Chazelle also helped birth The Gyronauts, an NYC-based performance troupe that makes the body its own special-effects machine. She worked with Aerial Acrobat Entertainment, too, because she’s not the type to keep her feet politely on the ground. Movement for her is expression; danger is punctuation.
By 2021 she’d signed on to write, direct, and executive produce a horror film based on the legend of Medusa for Fangoria Studios. Medusa—a story about a woman punished for her own power. It makes sense Chazelle would be drawn to that myth. She’s also set to direct a new adaptation from the Elmore Leonard canon, a universe full of grit, wit, and criminals who sweat charm like cologne. She seems built for that world—sharp dialogue, crooked morality, motion always humming under the surface.
Her acting career has been a slow burn, a list of small but intentional roles. She appeared in Guy and Madeline on a Park Bench back in 2010, when both she and her brother were still just beginning to carve their names into film.
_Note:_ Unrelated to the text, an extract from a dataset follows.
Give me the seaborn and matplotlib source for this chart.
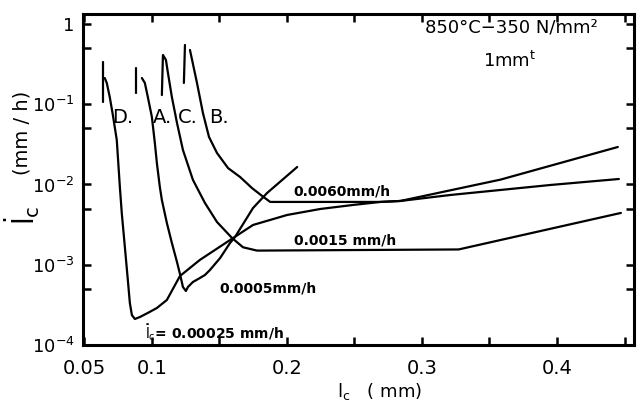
import numpy as np
import pandas as pd
import matplotlib
matplotlib.use("Agg")
import matplotlib.pyplot as plt
import seaborn as sns

# ---- data ----
D_spike_x = [0.0636, 0.0636]
D_spike_y = [0.336, 0.107]
D_x = [0.0651, 0.0666, 0.0688, 0.0711, 0.0740, 0.0763, 0.0777, 0.0800, 0.0822, 0.0837,
       0.0852, 0.0874, 0.0911, 0.0970, 0.1037, 0.1111, 0.1208, 0.1356, 0.1601, 0.1749,
       0.2002, 0.2247, 0.2491, 0.2692, 0.2840, 0.3211, 0.3953, 0.4458]
D_y = [0.212, 0.184, 0.123, 0.0735, 0.0359, 0.0093, 0.00442, 0.00166, 0.000646, 0.000333,
       0.000236, 0.000211, 0.000223, 0.000251, 0.000289, 0.000364, 0.000724, 0.00115, 0.00215, 0.00313,
       0.00417, 0.00495, 0.00556, 0.00606, 0.00623, 0.00740, 0.00986, 0.0117]

A_spike_x = [0.0881, 0.0881]
A_spike_y = [0.283, 0.138]
A_x = [0.0926, 0.0948, 0.0970, 0.1000, 0.1022, 0.1037, 0.1059, 0.1074, 0.1111, 0.1148,
       0.1186, 0.1208, 0.1230, 0.1252, 0.1267, 0.1304, 0.1356, 0.1393, 0.1430, 0.1505,
       0.1579, 0.1616, 0.1749, 0.1853, 0.2076]
A_y = [0.212, 0.184, 0.123, 0.0694, 0.0329, 0.0185, 0.0093, 0.00641, 0.00331, 0.00187,
       0.00108, 0.000767, 0.000528, 0.000471, 0.000528, 0.000610, 0.000684, 0.000745, 0.000860, 0.00121,
       0.00187, 0.00222, 0.00509, 0.00783, 0.0165]

C_x = [0.1074, 0.1082, 0.1104, 0.1119, 0.1148, 0.1186, 0.1230, 0.1304, 0.1393, 0.1482,
       0.1594, 0.1675, 0.1779, 0.3271, 0.4473]
C_y = [0.130, 0.411, 0.356, 0.245, 0.123, 0.0584, 0.0269, 0.0114, 0.00588, 0.00341,
       0.00215, 0.00165, 0.00150, 0.00155, 0.00442]

B_spike_x = [0.1245, 0.1237]
B_spike_y = [0.547, 0.184]
B_x = [0.1282, 0.1334, 0.1378, 0.1423, 0.1482, 0.1564, 0.1653, 0.1742, 0.1816, 0.1876,
       0.2692, 0.2840, 0.3582, 0.4450]
B_y = [0.474, 0.184, 0.0778, 0.0391, 0.0247, 0.0160, 0.0124, 0.00900, 0.00720, 0.00606,
       0.00606, 0.00623, 0.0115, 0.0293]

curve_labels = ["D.", "A.", "C.", "B."]
curve_label_x = [0.0785, 0.1082, 0.1267, 0.1497]
curve_label_y = [0.0674, 0.0674, 0.0674, 0.0674]

rate_labels = ["0.0060mm/h", "0.0015 mm/h", "0.0005mm/h",
               r"$\dot{\mathrm{l}}_\mathrm{c}$= 0.00025 mm/h"]
rate_label_x = [0.241, 0.2432, 0.1861, 0.1467]
rate_label_y = [0.00807, 0.00198, 0.000513, 0.000145]

x_ticks = [0.05, 0.1, 0.2, 0.3, 0.4]
x_tick_labels = ["0.05", "0.1", "0.2", "0.3", "0.4"]
x_minor = [0.15, 0.25, 0.35, 0.45]
y_ticks = [1e-4, 1e-3, 1e-2, 1e-1, 1]
y_tick_labels = [r"$10^{-4}$", r"$10^{-3}$", r"$10^{-2}$", r"$10^{-1}$", "1"]
y_minor = [5e-4, 5e-3, 5e-2, 5e-1]

# ---- build long table ----
segs = [("Dspike", D_spike_x, D_spike_y), ("D", D_x, D_y),
        ("Aspike", A_spike_x, A_spike_y), ("A", A_x, A_y),
        ("C", C_x, C_y),
        ("Bspike", B_spike_x, B_spike_y), ("B", B_x, B_y)]
rows = []
for name, xs, ys in segs:
    for i, (xv, yv) in enumerate(zip(xs, ys)):
        rows.append({"seg": name, "order": i, "x": xv, "y": yv})
df = pd.DataFrame(rows)

sns.set_style("ticks")
plt.rcParams['font.family'] = ['DejaVu Sans']
plt.rcParams['mathtext.default'] = 'regular'
plt.rcParams['text.color'] = 'black'
plt.rcParams['axes.labelcolor'] = 'black'
plt.rcParams['xtick.color'] = 'black'
plt.rcParams['ytick.color'] = 'black'

fig = plt.figure(figsize=(6.44, 4.05), dpi=100)
ax = fig.add_axes([83/644, 1-345/405, (634-83)/644, (345-14)/405])

sns.lineplot(data=df, x="x", y="y", units="seg", estimator=None, sort=False,
             color="black", lw=1.6, ax=ax, legend=False)

ax.set_yscale("log")
ax.set_xlim(0.049, 0.457)
ax.set_ylim(1e-4, 1.33)
ax.set_xticks(x_ticks)
ax.set_xticklabels(x_tick_labels)
ax.set_xticks(x_minor, minor=True)
ax.set_yticks(y_ticks)
ax.set_yticklabels(y_tick_labels)
ax.set_yticks(y_minor, minor=True)
ax.yaxis.set_minor_formatter(matplotlib.ticker.NullFormatter())
ax.tick_params(which="both", direction="in", length=6, width=1.8,
               top=True, right=True, colors="black")
ax.tick_params(axis="x", labelsize=14, pad=10)
ax.tick_params(axis="y", labelsize=13, pad=6)
for s in ax.spines.values():
    s.set_linewidth(2.2)
    s.set_color("black")
ax.set_xlabel("")
ax.set_ylabel("")

for t, xv, yv in zip(curve_labels, curve_label_x, curve_label_y):
    ax.text(xv, yv, t, fontsize=14, ha="center", va="center", color="black")
for t, xv, yv in zip(rate_labels, rate_label_x, rate_label_y):
    ax.text(xv, yv, t, fontsize=10, fontweight="bold", ha="center", va="center", color="black")

ax.text(0.3663, 0.892, "850°C−350 N/mm²", fontsize=13, ha="center", va="center", color="black")
ax.text(0.3649, 0.346, r"1mm$^\mathrm{t}$", fontsize=13, ha="center", va="center", color="black")

fig.text(380/644, 1-391/405, r"$\mathrm{l_c}$   ( mm)", fontsize=13, ha="center", va="center",
         color="black")
fig.text(22/644, 1-215/405, r"$\dot{\mathrm{l}}_\mathrm{c}$", fontsize=20, rotation=90,
         ha="center", va="center", color="black")
fig.text(22/644, 1-133/405, "(mm / h)", fontsize=14, rotation=90, ha="center", va="center",
         color="black")

fig.savefig("out.png", dpi=100, facecolor="white")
She turned up in La La Land in 2016—Sarah, a hula hooper at a party scene, a blink-and-you-miss-it presence unless you’re paying attention to the energy she brings into every frame.
She appeared in First Man as a White House staffer, grounding the scene without calling attention to herself. Then came Narrow—her own creation—and finally the sprawling, chaotic fever dream of Babylon in 2022. She played Bobbie Hart, part of the film’s delirious constellation of artists spiraling through early Hollywood’s golden rot. The cast received a Screen Actors Guild Award nomination, a nod to the collective electricity of the ensemble—and to the truth that Anna Chazelle can hold her own inside the noisiness of a huge, unruly spectacle.
What sets her apart isn’t fame or scale; it’s intent. She moves between acting, writing, and directing with a kind of feral curiosity, refusing to be pinned down. She’s not trying to chase a single spotlight; she’s trying to build a world big enough to hold all the versions of herself—the dancer, the acrobat, the actor, the writer, the woman who doesn’t shrink from hard stories or sharp edges.
Anna Chazelle is one of those artists who’s not waiting to be discovered. She’s already digging her own tunnels beneath the industry, setting charges, building escape routes. Her work—whether a short film, a supporting role, or a whole narrative universe—is charged with that electricity, that feeling that something is about to break open.
And maybe that’s her particular magic: she creates like someone who knows the world won’t expand for her unless she forces it to. She’s not standing in anyone’s shadow. She’s carving light where there wasn’t any.